I made a video abstract for this paper, available here
Sample Representation in the Social Sciences (published 2021)
Abstract: The social sciences face a problem of sample nonrepresentation, where the majority of samples consist of undergraduate students from Euro-American institutions. The problem has been identified for decades with little trend of improvement. In this paper, I trace the history of sampling theory. The dominant framework, called the design-based approach, takes random sampling as the gold standard. The idea is that a sampling procedure that is maximally uninformative prevents samplers from introducing arbitrary bias, thus preserving sample representation. I show how this framework, while good in theory, faces many challenges in application. Instead, I advocate for an alternative framework, called the model-based approach to sampling, where representative samples are those balanced in composition, however they were drawn. I argue that the model-based framework is more appropriate in the social sciences because it allows for systematic assessment of imperfect samples and methodical improvement in resource-limited scientific contexts. I end with practical proposals of improving sample quality in the social sciences.
A post-peer-review, pre-copyedit version of this article, published in Synthese, can be found here. The final authenticated version is available online at: http://dx.doi.org/10.1007/s11229-020-02621-3
A Statistical Learning Approach to a Problem of Induction (unpublished)
Abstract: One “easier” form of the problem of induction questions our ability to pick out true regularities in nature, using limited data, with the assumption that such regularities do exist.

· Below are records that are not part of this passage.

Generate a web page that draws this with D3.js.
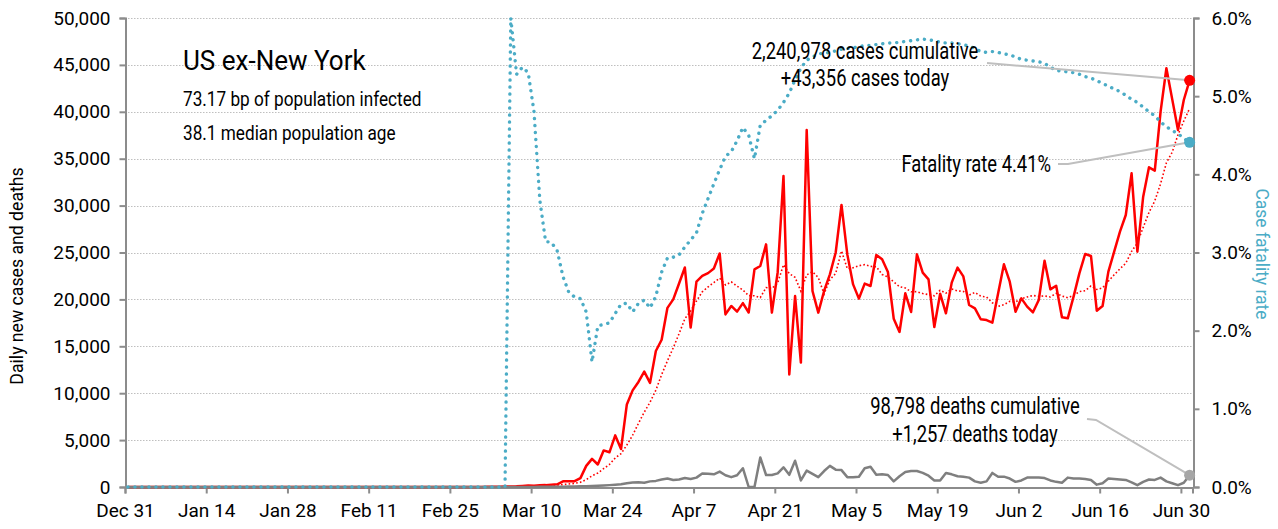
<!DOCTYPE html>
<html>
<head>
<meta charset="utf-8">
<script src="https://cdn.jsdelivr.net/npm/d3@7"></script>
<style>
  body { margin: 0; background: #fff; }
  svg { display: block; }
  text { font-family: Roboto, "Liberation Sans", sans-serif; fill: #000; }
</style>
</head>
<body>
<svg id="chart" width="1278" height="529"></svg>
<script>
// day 0 = Dec 31 2019, one value per day up to Jul 1 2020
const startDate = new Date(2019, 11, 31);
const endDate = new Date(2020, 6, 2);

// daily new cases, US excluding New York
const dailyCases = [
    0, 0, 0, 0, 0, 0, 0, 0, 0, 0, 0, 0, 0, 0, 0, 0, 0, 0, 0, 0, 0, 1, 0, 0, 1, 0, 1, 0, 0, 0,
    1, 0, 1, 0, 0, 0, 0, 0, 0, 0, 0, 0, 0, 0, 0, 0, 0, 0, 0, 0, 0, 0, 0, 0, 2, 0, 5, 3, 2, 8,
    6, 10, 20, 25, 35, 50, 60, 80, 120, 150,
    130, 180, 200, 250, 290, 600, 600, 620, 950, 2250,
    3000, 2400, 3900, 3700, 5500, 4050, 8800, 10300, 11200, 12300,
    11100, 14500, 15700, 19100, 20000, 21700, 23400, 17000, 21900, 22500,
    22800, 23300, 24900, 18400, 19300, 18700, 19600, 18600, 23200, 23560,
    25870, 18590, 22900, 33150, 12000, 20360, 13260, 38060, 20900, 18590,
    20900, 22670, 25000, 30070, 24800, 21600, 20080, 21680, 21430, 24740,
    24270, 22920, 17950, 16530, 20650, 18660, 24800, 22850, 22140, 17060,
    20610, 18520, 21790, 23390, 22450, 19400, 19050, 17880, 17800, 17520,
    20650, 23740, 21890, 18690, 20110, 19230, 18620, 19940, 24130, 21070,
    21460, 18090, 17980, 20290, 22780, 24840, 24630, 18800, 19300, 22960,
    25090, 27220, 29000, 33440, 25090, 30950, 34080, 33730, 40020, 44640,
    41350, 38060, 41260, 43356
];

// daily new deaths
const dailyDeaths = [
    0, 0, 0, 0, 0, 0, 0, 0, 0, 0, 0, 0, 0, 0, 0, 0, 0, 0, 0, 0, 0, 0, 0, 0, 0, 0, 0, 0, 0, 0,
    0, 0, 0, 0, 0, 0, 0, 0, 0, 0, 0, 0, 0, 0, 0, 0, 0, 0, 0, 0, 0, 0, 0, 0, 0, 0, 0, 0, 0, 0,
    0, 0, 1, 2, 3, 3, 5, 5, 8, 10,
    10, 15, 20, 25, 30, 40, 45, 55, 70, 80,
    100, 130, 160, 200, 240, 290, 400, 480, 500, 450,
    600, 650, 800, 900, 750, 800, 950, 850, 1000, 1450,
    1420, 1350, 1640, 1250, 1050, 1250, 2000, 0, 0, 3150,
    1280, 1280, 1450, 2100, 1300, 2800, 700, 1750, 1400, 1050,
    1700, 2250, 1850, 1800, 1050, 1050, 1100, 2000, 2150, 1300,
    1350, 1280, 600, 1150, 1600, 1700, 1700, 1500, 1200, 700,
    700, 1500, 1350, 1150, 1100, 1000, 600, 450, 600, 1500,
    1100, 1100, 900, 550, 700, 1000, 1000, 1000, 950, 700,
    550, 450, 1000, 900, 900, 850, 750, 250, 400, 900,
    850, 800, 750, 500, 200, 550, 800, 750, 1000, 600,
    400, 200, 450, 1257
];

// case fatality rate, cumulative deaths / cumulative cases (%)
const fatalityRate = [
    0, 0, 0, 0, 0, 0, 0, 0, 0, 0, 0, 0, 0, 0, 0, 0, 0, 0, 0, 0, 0, 0, 0, 0, 0, 0, 0, 0, 0, 0,
    0, 0, 0, 0, 0, 0, 0, 0, 0, 0, 0, 0, 0, 0, 0, 0, 0, 0, 0, 0, 0, 0, 0, 0, 0, 0, 0, 0, 0, 0,
    0, 0, 0, 0, 0, 0, 6.0, 5.28, 5.37, 5.30,
    4.80, 3.67, 3.14, 3.13, 3.02, 2.69, 2.49, 2.43, 2.41, 2.24,
    1.60, 2.06, 2.08, 2.10, 2.22, 2.34, 2.35, 2.24, 2.35, 2.39,
    2.29, 2.44, 2.75, 2.93, 2.94, 2.97, 3.07, 3.16, 3.25, 3.50,
    3.69, 3.88, 4.06, 4.23, 4.29, 4.43, 4.60, 4.50, 4.20, 4.63,
    4.69, 4.75, 4.82, 4.92, 5.04, 5.21, 5.36, 5.46, 5.50, 5.54,
    5.55, 5.56, 5.58, 5.60, 5.61, 5.62, 5.63, 5.65, 5.65, 5.66,
    5.67, 5.68, 5.68, 5.69, 5.70, 5.71, 5.72, 5.73, 5.72, 5.71,
    5.69, 5.68, 5.68, 5.67, 5.66, 5.64, 5.61, 5.57, 5.56, 5.57,
    5.56, 5.54, 5.53, 5.50, 5.47, 5.46, 5.45, 5.44, 5.42, 5.37,
    5.33, 5.32, 5.31, 5.30, 5.28, 5.25, 5.23, 5.20, 5.16, 5.13,
    5.09, 5.06, 5.01, 4.96, 4.92, 4.86, 4.80, 4.75, 4.67, 4.61,
    4.56, 4.52, 4.46, 4.41
];

const leftTicks = [0, 5000, 10000, 15000, 20000, 25000, 30000, 35000, 40000, 45000, 50000];
const rightTicks = [0, 1, 2, 3, 4, 5, 6];

const titleLines = ['US ex-New York', '73.17 bp of population infected', '38.1 median population age'];
const casesNote = ['2,240,978 cases cumulative', '+43,356 cases today'];
const deathsNote = ['98,798 deaths cumulative', '+1,257 deaths today'];
const fatalityNote = 'Fatality rate 4.41%';

const colors = {
    cases: '#ff0000',
    deaths: '#7f7f7f',
    rate: '#4bacc6',
    axis: '#8c8c8c',
    grid: '#bfbfbf',
    leader: '#bfbfbf'
};

const svg = d3.select('#chart');
const margin = { top: 18, right: 86, bottom: 42, left: 125 };
const width = +svg.attr('width');
const height = +svg.attr('height');

const days = d3.timeDay.range(startDate, d3.timeDay.offset(startDate, dailyCases.length));
const data = days.map((date, i) => ({
    date: date,
    mid: d3.timeHour.offset(date, 12),
    cases: dailyCases[i],
    deaths: dailyDeaths[i],
    rate: fatalityRate[i] / 100,
    // trailing 7-day average of new cases
    avg: d3.mean(dailyCases.slice(Math.max(0, i - 6), i + 1))
}));

const x = d3.scaleTime()
    .domain([startDate, endDate])
    .range([margin.left, width - margin.right + 0.5]);
const y = d3.scaleLinear()
    .domain([0, 50000])
    .range([height - margin.bottom, margin.top]);
const yRate = d3.scaleLinear()
    .domain([0, 0.06])
    .range([height - margin.bottom, margin.top]);

const x0 = x.range()[0];
const x1 = x.range()[1];

// the original uses a condensed face, so text is squeezed horizontally
function label(parent, str, px, py, size, sx, anchor) {
    return parent.append('text')
        .attr('transform', `translate(${px},${py}) scale(${sx},1)`)
        .attr('text-anchor', anchor || 'start')
        .attr('font-size', size)
        .text(str);
}

// gridlines
svg.append('g')
    .selectAll('line')
    .data(leftTicks.slice(1))
    .enter()
    .append('line')
    .attr('x1', x0)
    .attr('x2', x1)
    .attr('y1', d => Math.round(y(d)) + 0.5)
    .attr('y2', d => Math.round(y(d)) + 0.5)
    .attr('stroke', colors.grid)
    .attr('stroke-width', 1)
    .attr('stroke-dasharray', '1.5,1.5');

// axes
const xAxis = d3.axisBottom(x)
    .tickValues(d3.timeDay.range(startDate, endDate, 14))
    .tickFormat(d3.timeFormat('%b %-d'))
    .tickSize(6)
    .tickPadding(10);

const gx = svg.append('g')
    .attr('transform', `translate(0,${Math.round(y(0)) + 0.5})`)
    .call(xAxis);

const yAxis = d3.axisLeft(y)
    .tickValues(leftTicks)
    .tickFormat(d3.format(','))
    .tickSize(6)
    .tickPadding(9);

const gy = svg.append('g')
    .attr('transform', `translate(${x0 + 0.5},0)`)
    .call(yAxis);

const yRateAxis = d3.axisRight(yRate)
    .tickValues(rightTicks.map(d => d / 100))
    .tickFormat(d3.format('.1%'))
    .tickSize(6)
    .tickPadding(12);

const gr = svg.append('g')
    .attr('transform', `translate(${Math.round(x1) + 0.5},0)`)
    .call(yRateAxis);

[gx, gy, gr].forEach(g => {
    g.select('.domain').attr('stroke', colors.axis).attr('stroke-width', 2);
    g.selectAll('.tick line').attr('stroke', colors.axis).attr('stroke-width', 2);
    g.selectAll('.tick text')
        .attr('font-family', 'Roboto, sans-serif')
        .attr('font-size', 19)
        .attr('fill', '#000');
});
gr.selectAll('.tick text').attr('fill', colors.rate);

// axis titles
svg.append('text')
    .attr('transform', `translate(23,276) rotate(-90) scale(0.93,1)`)
    .attr('text-anchor', 'middle')
    .attr('font-size', 19)
    .text('Daily new cases and deaths');

svg.append('text')
    .attr('transform', `translate(1256,254) rotate(90) scale(0.92,1)`)
    .attr('text-anchor', 'middle')
    .attr('font-size', 19)
    .style('fill', colors.rate)
    .text('Case fatality rate');

// series
const casesLine = d3.line()
    .x(d => x(d.mid))
    .y(d => y(d.cases));

const avgLine = d3.line()
    .x(d => x(d.mid))
    .y(d => y(d.avg));

const deathsLine = d3.line()
    .x(d => x(d.mid))
    .y(d => y(d.deaths));

const rateLine = d3.line()
    .x(d => x(d.mid))
    .y(d => yRate(d.rate));

svg.append('path')
    .datum(data)
    .attr('d', casesLine)
    .attr('fill', 'none')
    .attr('stroke', colors.cases)
    .attr('stroke-width', 2.5)
    .attr('stroke-linejoin', 'round');

svg.append('path')
    .datum(data)
    .attr('d', avgLine)
    .attr('fill', 'none')
    .attr('stroke', colors.cases)
    .attr('stroke-width', 1.6)
    .attr('stroke-dasharray', '1.6,2.2');

svg.append('path')
    .datum(data)
    .attr('d', deathsLine)
    .attr('fill', 'none')
    .attr('stroke', colors.deaths)
    .attr('stroke-width', 2.5)
    .attr('stroke-linejoin', 'round');

svg.append('path')
    .datum(data)
    .attr('d', rateLine)
    .attr('fill', 'none')
    .attr('stroke', colors.rate)
    .attr('stroke-width', 3.4)
    .attr('stroke-linecap', 'round')
    .attr('stroke-dasharray', '0.1,6.9');

// title block
const title = svg.append('g');
label(title, titleLines[0], 183, 70, 28, 0.93);
label(title, titleLines[1], 183, 106, 20, 0.86);
label(title, titleLines[2], 183, 140, 20, 0.86);

// end-of-series annotations
const last = data[data.length - 1];
const lastX = x(last.mid);

const notes = svg.append('g');
casesNote.forEach((t, i) => label(notes, t, 865, 59 + i * 27, 23, 0.8, 'middle'));
deathsNote.forEach((t, i) => label(notes, t, 975, 414 + i * 28, 23, 0.8, 'middle'));
label(notes, fatalityNote, 1051, 172, 23, 0.8, 'end');

const leaders = [
    [[987, 63], [lastX, y(last.cases)]],
    [[1058, 164], [1068, 164], [lastX, yRate(last.rate)]],
    [[1087, 419], [1096, 420], [lastX, y(last.deaths)]]
];

svg.append('g')
    .selectAll('path')
    .data(leaders)
    .enter()
    .append('path')
    .attr('d', d => d3.line()(d))
    .attr('fill', 'none')
    .attr('stroke', colors.leader)
    .attr('stroke-width', 2);

const endDots = [
    { cy: y(last.cases), color: colors.cases },
    { cy: yRate(last.rate), color: colors.rate },
    { cy: y(last.deaths), color: '#a6a6a6' }
];

svg.append('g')
    .selectAll('circle')
    .data(endDots)
    .enter()
    .append('circle')
    .attr('cx', lastX)
    .attr('cy', d => d.cy)
    .attr('r', 5.5)
    .attr('fill', d => d.color);
</script>
</body>
</html>
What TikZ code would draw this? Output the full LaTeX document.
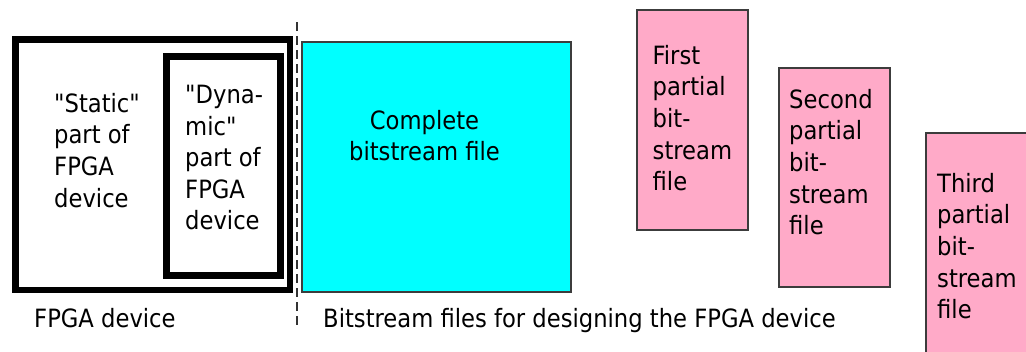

Harman and Kulkarni (2012) take this problem to be a challenge on our ability to identify precise conditions under which the method of picking hypotheses based on limited datasets is or is not reliable. They identify an influential result from statistical learning theory, hereafter referred to as the VC theorem (Vapnik and Chervonenkis, 2015), which states that, under the condition that the starting hypotheses set has finite VC dimension, the hypothesis chosen from it converges to the true regularity as the size of the dataset goes to infinity.
This result seems to provide us with a condition (i.e., having finite VC dimension) under which a method (i.e., choosing a hypothesis based on its performance over data), is reliable. Indeed, Harman and Kulkarni take this result to be an answer to the form of the problem of induction they have identified. This paper examines this claim. By discussing the details of how VC theorem may be construed as an answer and the connection between VC theorem in statistical learning theory and the NIP property in model theory, I conclude that the VC theorem cannot give us the kind of general answers needed for Harman and Kulkarni’s response to the problem of induction.
A shorter version of the draft that was presented in the 2018 PSA meeting can be found here.
Intuitionistic Probabilism in Epistemology (unpublished)
Abstract: This paper examines the plausibility of a thesis of probabilism that is based on intuitionistic logic and exposits the difficulties faced by such a program. The paper starts by motivating intuitionistic logic as the logic of investigation along a similar reasoning as Bayesian epistemology. It then considers two existing axiom systems for intuitionistic probability functions — that of Weatherson (2003) and of Roeper and Leblanc (1999) — and discusses the relationship between the two. It will be shown that a natural adaptation of an accuracy argument in the style of Joyce (1998) and de Finetti (1974) to these systems fails. The paper concludes with some philosophical reflections on the results.
The paper has not been published. You can read a draft of it here. It was presented at the 2018 Philosophy of Logic, Mathematics, and Physics Graduate Conference (LMP) at the University of Western Ontario.